I would evaluate it as a new brokerage in that case. I would look for the following:
1. Investment by the principals - if they are the controlling partners they should have 50% of their own money in the business. Also any salaries they take should be after the company is profitable.
2. Ability for the company to borrow money - this can help avoid a scenario where you have to put up double or triple your initial investments. Also this means the business plan has been somewhat vetted by a 3rd party.
3. Business connections with those needed to be successful. This is probably the biggest thing the owners would be bringing to the table. Agents/potential agents are the most obvious, but you also need partners for advertising, mortgage lending and services such as home repair and lawn care.
4. Profitability before innovation. Even if the platform and app(s) are secondary making sure they don't drain the potential for profitability. My approach would be to get the brokerage established and then start developing processes/technologies to beat the competition.
5. An acknowledgement of risks in the business model. Some of them their may not be anything the company can do, but they should at least have some reasonable estimate of their probability.

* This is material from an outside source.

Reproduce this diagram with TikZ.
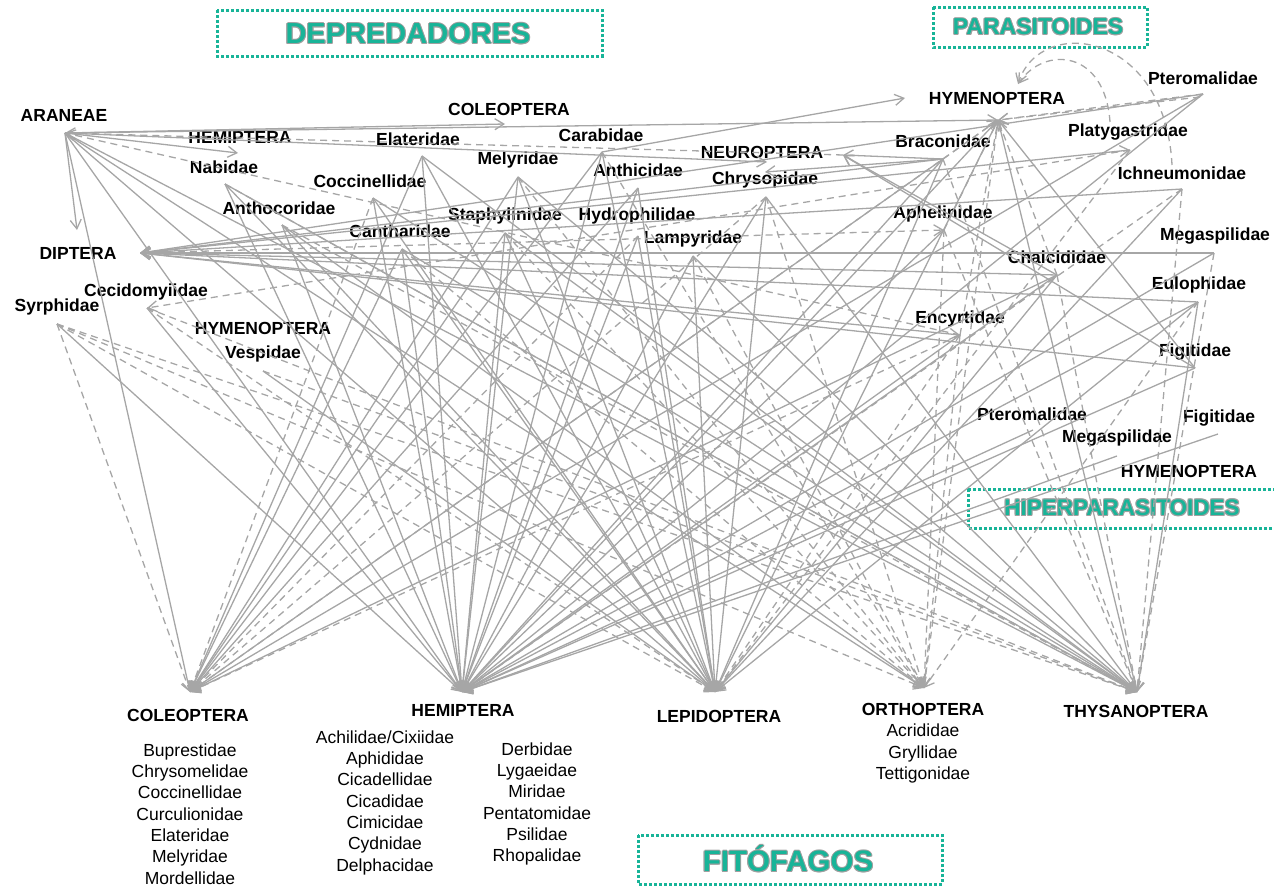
\documentclass[tikz,border=0pt]{standalone}
\usepackage{fontspec}
\setmainfont{Liberation Sans}
\usetikzlibrary{arrows.meta,calc}
\definecolor{edgegray}{RGB}{166,166,166}
\definecolor{tealc}{RGB}{24,180,152}
\definecolor{haloc}{RGB}{120,120,120}
\tikzset{
  lab/.style={font=\fontsize{17.5}{21}\selectfont\bfseries, inner sep=0pt},
  fam/.style={font=\fontsize{17.5}{21.3}\selectfont, inner sep=0pt, align=center, anchor=north},
  e/.style={draw=edgegray, line width=1.3pt, -{Straight Barb[length=9pt,width=11pt]}},
  ed/.style={e, dash pattern=on 7pt off 5pt},
  both/.style={{Straight Barb[length=9pt,width=11pt]}-{Straight Barb[length=9pt,width=11pt]}},
  tbox/.style={draw=tealc, line width=3pt, dash pattern=on 3pt off 2pt},
  ttl/.style={inner sep=0pt, text=tealc},
  halo/.style={inner sep=0pt, text=haloc!70},
}
\newcommand{\outlinedtitle}[4]{% name, pos, size, text
  \foreach \dx/\dy in {-1/0,1/0,0/-1,0/1,-0.8/-0.8,0.8/0.8,-0.8/0.8,0.8/-0.8}
    \node[halo, font=\fontsize{#3}{#3}\selectfont\bfseries] at ($(#2)+(\dx,\dy)$) {#4};
  \node[ttl, font=\fontsize{#3}{#3}\selectfont\bfseries] (#1) at (#2) {#4};
}
\begin{document}
\begin{tikzpicture}[x=1pt,y=-1pt]
\useasboundingbox (0,0) rectangle (1274,889);
% ---------- title boxes ----------
\draw[tbox] (217,10) rectangle (602,56);
\draw[tbox] (933,7) rectangle (1147,47);
\draw[tbox] (968,489) -- (1280,489) (968,489) -- (968,528) -- (1280,528);
\draw[tbox] (638,835) rectangle (942,884);
\outlinedtitle{tDep}{408,34}{29}{DEPREDADORES}
\outlinedtitle{tPar}{1038,27}{23}{PARASITOIDES}
\outlinedtitle{tHip}{1122,508}{22.5}{HIPERPARASITOIDES}
\outlinedtitle{tFit}{788,859}{29.5}{FIT\'OFAGOS}
% ---------- predator labels ----------
\node[lab] (lARA) at (64,115) {ARANEAE};
\node[lab] (lPCOL) at (509,109) {COLEOPTERA};
\node[lab] (lPHEM) at (240,137) {HEMIPTERA};
\node[lab] (lEla) at (418,139) {Elateridae};
\node[lab] (lCar) at (601,135) {Carabidae};
\node[lab] (lNab) at (224,167) {Nabidae};
\node[lab] (lMel) at (518,160) {Melyridae};
\node[lab] (lNEU) at (762,152) {NEUROPTERA};
\node[lab] (lAnt) at (638,170) {Anthicidae};
\node[lab] (lChr) at (765,180) {Chrysopidae};
\node[lab] (lCoc) at (370,181) {Coccinellidae};
\node[lab] (lAntho) at (279,208) {Anthocoridae};
\node[lab] (lSta) at (505,216) {Staphylinidae};
\node[lab] (lHyd) at (637,216) {Hydrophilidae};
\node[lab] (lCan) at (400,231) {Cantharidae};
\node[lab] (lLam) at (693,239) {Lampyridae};
\node[lab] (lDIP) at (78,253) {DIPTERA};
\node[lab] (lCec) at (146,292) {Cecidomyiidae};
\node[lab] (lSyr) at (57,307) {Syrphidae};
\node[lab] (lPHYMd) at (263,328) {HYMENOPTERA};
\node[lab] (lVes) at (263,354) {Vespidae};
% ---------- parasitoid labels ----------
\node[lab] (lPHYM) at (997,98) {HYMENOPTERA};
\node[lab] (lPte) at (1203,78) {Pteromalidae};
\node[lab] (lBra) at (943,141) {Braconidae};
\node[lab] (lPla) at (1128,132) {Platygastridae};
\node[lab] (lIch) at (1182,173) {Ichneumonidae};
\node[lab] (lAph) at (943,214) {Aphelinidae};
\node[lab] (lMeg) at (1215,236) {Megaspilidae};
\node[lab] (lCha) at (1057,257) {Chalcididae};
\node[lab] (lEul) at (1199,285) {Eulophidae};
\node[lab] (lEnc) at (960,319) {Encyrtidae};
\node[lab] (lFig) at (1195,352) {Figitidae};
% ---------- hyperparasitoid labels ----------
\node[lab] (lHPte) at (1032,414) {Pteromalidae};
\node[lab] (lHFig) at (1219,418) {Figitidae};
\node[lab] (lHMeg) at (1117,438) {Megaspilidae};
\node[lab] (lHHYM) at (1189,471) {HYMENOPTERA};
% ---------- phytophagous labels ----------
\node[lab] (lCOL) at (188,715) {COLEOPTERA};
\node[fam] (fCOL) at (190,743.5) {Buprestidae\\Chrysomelidae\\Coccinellidae\\Curculionidae\\Elateridae\\Melyridae\\Mordellidae};
\node[lab] (lHEM) at (463,710) {HEMIPTERA};
\node[fam] (fHEM1) at (385,730.5) {Achilidae/Cixiidae\\Aphididae\\Cicadellidae\\Cicadidae\\Cimicidae\\Cydnidae\\Delphacidae};
\node[fam] (fHEM2) at (537,742.5) {Derbidae\\Lygaeidae\\Miridae\\Pentatomidae\\Psilidae\\Rhopalidae};
\node[lab] (lLEP) at (719,716) {LEPIDOPTERA};
\node[lab] (lORT) at (923,709) {ORTHOPTERA};
\node[fam] (fORT) at (923,724) {Acrididae\\Gryllidae\\Tettigonidae};
\node[lab] (lTHY) at (1136,711) {THYSANOPTERA};
% ---------- connection points ----------
\coordinate (ara) at (65,133);
\coordinate (pcolin) at (505,124);
\coordinate (phemin) at (238,153);
\coordinate (neuin) at (767,162);
\coordinate (neuin2) at (765,172);
\coordinate (neu) at (843,155);
\coordinate (dipin) at (77,230);
\coordinate (dip) at (140,253);
\coordinate (phym) at (998,120);
\coordinate (phymL) at (905,98);
\coordinate (phymtop) at (1018,84);
\coordinate (ela) at (422,156);
\coordinate (car) at (602,152);
\coordinate (mel) at (518,177);
\coordinate (ant) at (638,188);
\coordinate (chr) at (766,197);
\coordinate (coc) at (373,198);
\coordinate (nab) at (225,184);
\coordinate (antho) at (282,225);
\coordinate (sta) at (505,233);
\coordinate (hyd) at (638,236);
\coordinate (can) at (402,249);
\coordinate (lam) at (693,256);
\coordinate (cec) at (147,308);
\coordinate (syr) at (57,324);
\coordinate (ves) at (263,371);
\coordinate (bra) at (943,159);
\coordinate (pte) at (1203,94);
\coordinate (pte2) at (1200,97);
\coordinate (pla) at (1130,150);
\coordinate (platop) at (1110,122);
\coordinate (ich) at (1182,189);
\coordinate (ichtop) at (1172,165);
\coordinate (aph) at (944,230);
\coordinate (meg) at (1214,253);
\coordinate (cha) at (1057,275);
\coordinate (eul) at (1198,302);
\coordinate (enc) at (960,335);
\coordinate (fig) at (1195,368);
\coordinate (hpte) at (1033,430);
\coordinate (hmeg) at (1117,456);
\coordinate (hfig) at (1218,434);
\coordinate (C) at (190,692);
\coordinate (H) at (462,692);
\coordinate (L) at (715,692);
\coordinate (O) at (924,688);
\coordinate (T) at (1137,692);
% ---------- solid connectors ----------
\foreach \s/\t in {ara/C,ara/H,ara/L,ara/O,ara/T,ara/pcolin,ara/phemin,ara/neuin,ara/dipin,ara/phym,
  nab/H,nab/L,nab/T,coc/H,coc/L,coc/T,antho/H,antho/L,antho/O,
  can/C,can/H,can/L,can/T,ela/C,ela/H,ela/L,ela/T,mel/C,mel/H,mel/L,mel/T,
  car/C,car/H,car/L,car/phymL,ant/C,ant/H,ant/L,sta/C,sta/H,sta/L,sta/T,
  hyd/H,hyd/L,lam/H,lam/L,lam/T,chr/H,chr/L,chr/T,cec/H,syr/H,ves/L,
  bra/neu,bra/neuin2,bra/dip,bra/H,bra/L,bra/C,phym/T,phym/L,phym/H,
  fig/phym,fig/neu,fig/dip,fig/H,pte/H,pte/C,pte/dip,ich/dip,ich/L,aph/H,
  meg/dip,meg/H,cha/dip,cha/L,cha/H,cha/C,cha/neu,
  eul/dip,eul/L,eul/H,eul/T,enc/H,hpte/H,hmeg/H,hfig/H}
  \draw[e] (\s) -- (\t);
% ---------- dashed connectors ----------
\foreach \s/\t in {coc/C,antho/T,can/O,mel/O,car/O,sta/O,hyd/C,lam/O,chr/C,chr/O,
  cec/L,cec/T,syr/C,syr/T,syr/O,syr/L,ves/T,nab/T,
  enc/ara,neu/ara,pte/phym,pte2/phym,pla/cec,ich/H,aph/T,aph/phym,
  enc/C,enc/L,enc/phym,cha/phym,cha/T,bra/T,bra/phym,phym/O,phym/C,aph/O,enc/O,
  pla/L,ich/T,meg/T,eul/O}
  \draw[ed] (\s) -- (\t);
% ---------- two-headed connectors ----------
\draw[e, both] (dip) -- (enc);
\draw[e, both] (dip) -- (pla);
\draw[ed, both] (dip) -- (aph);
% ---------- curved dashed connectors ----------
\draw[ed] (platop) .. controls (1105,50) and (1045,45) .. (phymtop);
\draw[ed] (ichtop) .. controls (1165,30) and (1040,15) .. (phymtop);
\end{tikzpicture}
\end{document}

Here is an example of a risk I see:
Getting new agents who start being successful and then leaving for other brokerages. It sounds like the focus will be on new agents which is fine. However what if the good one sees she is getting 20% of the sales in the office and the brokerage down the street is getting 10 times the business? It might not even take a better split for her to figure she is better off with 5 to 10% of the business there.
6. An exit strategy. Something that is fair for all parties. I would run it through everything from a debt of 1/2 of start-up costs to the business being worth 10 times the initial investments(or some very optimistic but possible multiple) 5 years down the.
Originally posted by Account Closed:
@Jesse T. the brokerage would be the main business.
@Peter John K I love the "Uber for Lawn Care" idea. I'd pay for that every week!
On second thought maybe partnering with Peter John K on Uber for Lawn Care would be a better use of funds for speculation :)
Looks like most of the opinions are on the side of "no thanks" and several with suggestions of more info is needed. I would say I have enough info to make a wise decision and that would be a firm no. I don't care how successful these two are and their concept is highly flawed. More important than all of that, most brokerages do not make money, in fact, they often lose money. Where they make money is having in house escrows and loan departments. Both of those are highly profitable while brokerages are not. Agents make the lions share of the profits in that industry and this specialization with millennials will not change that fact.
If you want to toss some money to see if it flys back at you, I would recommend you look elsewhere.